The highway was built in the 1950s and reached the end of its usable life in 2017. The New York State Department of Transportation released a report in April that recommended the community grid option to replace the viaduct. Under the grid option, I-81 would be torn down with traffic redirected along city streets.
I-81’s future has been discussed and analyzed for a decade. NYSDOT’s recommendation is far from a final decision. Here is a breakdown of what’s happened since the report was released.
April: Report details logistics
The community grid — expected to cost $1.9 billion and take 5 years to construct — would level the existing viaduct and redirect traffic onto city streets, according to the more than 1,000-page report.
Traffic that currently uses the I-81 viaduct would be redirected to Interstate 481, which would be designated as the new I-81. A large stretch of I-81 would be redesignated as the “Business Loop 81,” a route that will lead traffic into Syracuse’s downtown business district before returning to the freeway on the other side of the city.
The other two options considered by NYSDOT’s reported — a complete rebuild of the viaduct and a tunnel — were predicted to cost more and take longer to construct than the grid.

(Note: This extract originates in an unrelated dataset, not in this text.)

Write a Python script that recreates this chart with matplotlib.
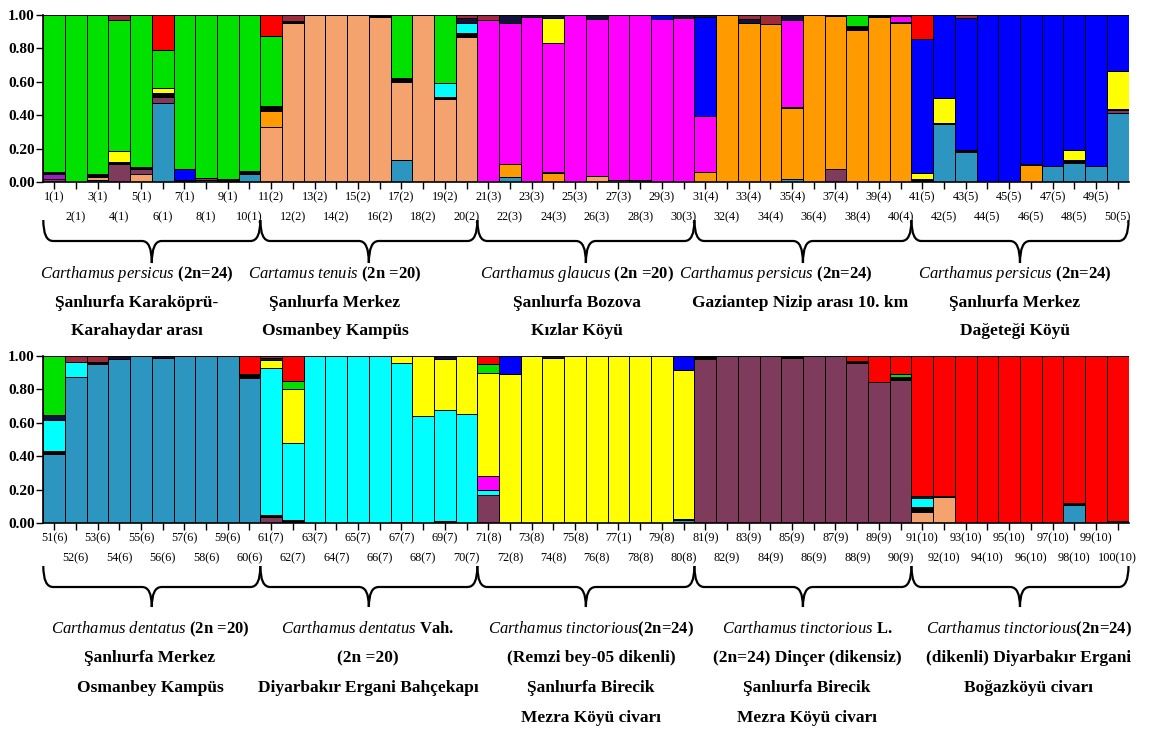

June to August: New York state holds public sessions
The state is required to hold a 45-day public comment period after releasing its report. NYSDOT held a series of open houses for community members to ask questions and share concerns about the project. More than 800 people attended the first meeting, held at the Oncenter in downtown Syracuse on June 18.
NYSDOT also conducted four meetings in July and August for residents to comment on highway noise that would be created by the grid, Syracuse.com reported.

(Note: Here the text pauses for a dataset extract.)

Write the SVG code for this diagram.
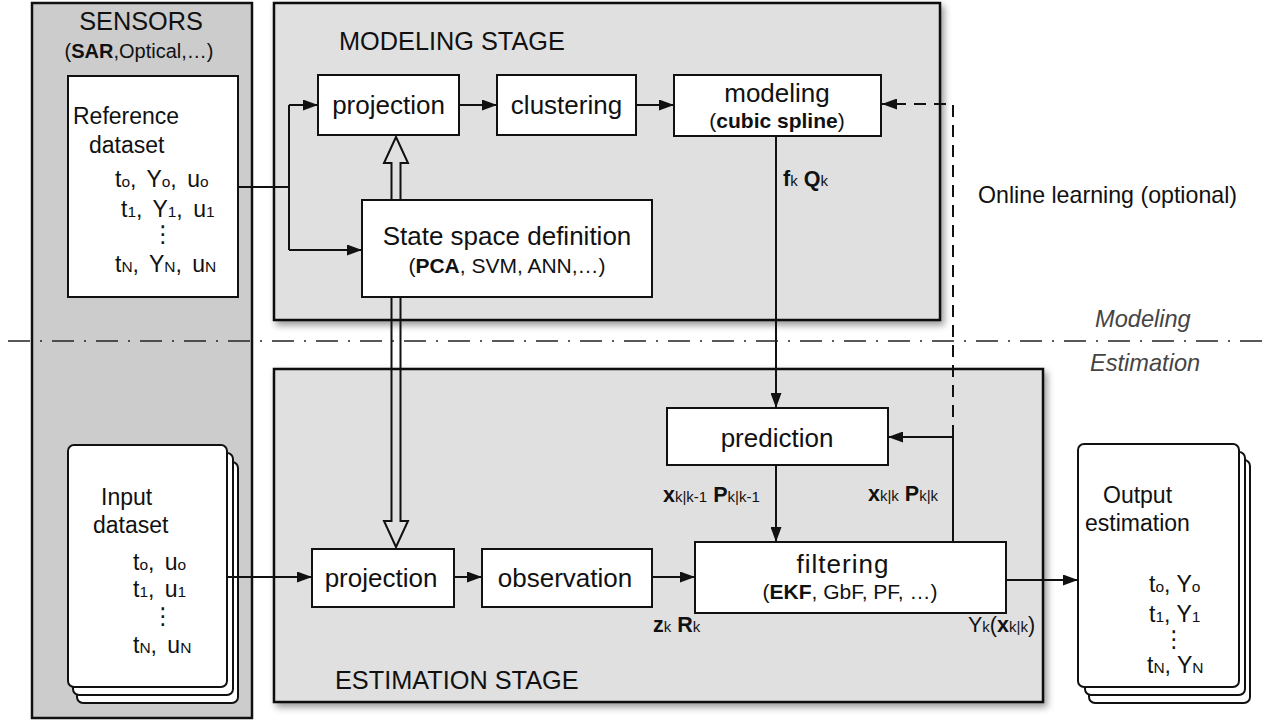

Property owners and renters who live in areas expected to see noise levels of 67 decibels or more — about 700 people in total — can vote on whether noise barriers should be installed along the highway. For installation to occur, at least half of those eligible to vote must submit a response, and half of those responses must be in favor of barriers. Voting ends on Sept. 5.
July: Destiny USA continues to oppose grid
The owners of Destiny USA hired the prestigious Whitmer & Worrall lobbying firm to influence the federal government regarding its decision on Syracuse I-81’s replacement, Syracuse.com reported.
Stephen Congel, CEO of the Pyramid Management Group that owns the mall, said he was concerned about the effect the grid would have on the mall, per Syracuse.com. Destiny USA’s owners have spent $170,000 on lobbying the government about I-81 since 2017, Syracuse.com reported.
July: Questions, concerns remain for some
Eighteen central New York lawmakers opposing the community grid gathered at a press conference on July 16 to demand analysis of the grid’s potential economic impact on areas surrounding Syracuse, Syracuse.com reported. Those in attendance said the state did not examine potential negative effects that eliminating the viaduct could have on the north side of the city and the towns of Salina and Cicero.
Even among advocates of the grid, some concerns remain. The Syracuse Housing Authority, a supporter of the grid, published a letter with suggestions for the project’s construction, Syracuse.com reported. SHA owns and manages properties in Syracuse, including Pioneer Homes and Toomey Abbott Towers, which sit near the I-81 viaduct.
SHA’s suggestions include sound proof windows for those affected by construction noise; air conditioning in Toomey to decrease noise and air quality problems by allowing for windows to remain closed; and testing for respiratory illnesses before and after construction.
August: Mayor Walsh talks I-81 strategy
Syracuse Mayor Ben Walsh, a longtime supporter of the grid, detailed his plan to help the Syracuse community prepare for the I-81 replacement project at an Aug. 9 panel, Syracuse.com reported.
Walsh’s administration is working with economic strategy firm CenterState CEO to determine jobs and skills needed for the I-81 project. Collaborating with local trade groups, Walsh will then work to match employees with employers. He is also creating a group of experts to help review NYSDOT’s report.
Next steps in developing the I-81 project
Once the public’s comments are reviewed, a final report will be released, followed by another waiting period. The final report is not expected to be released until 2020. After that, the state and federal government will make the final decision on the I-81 viaduct renovation project.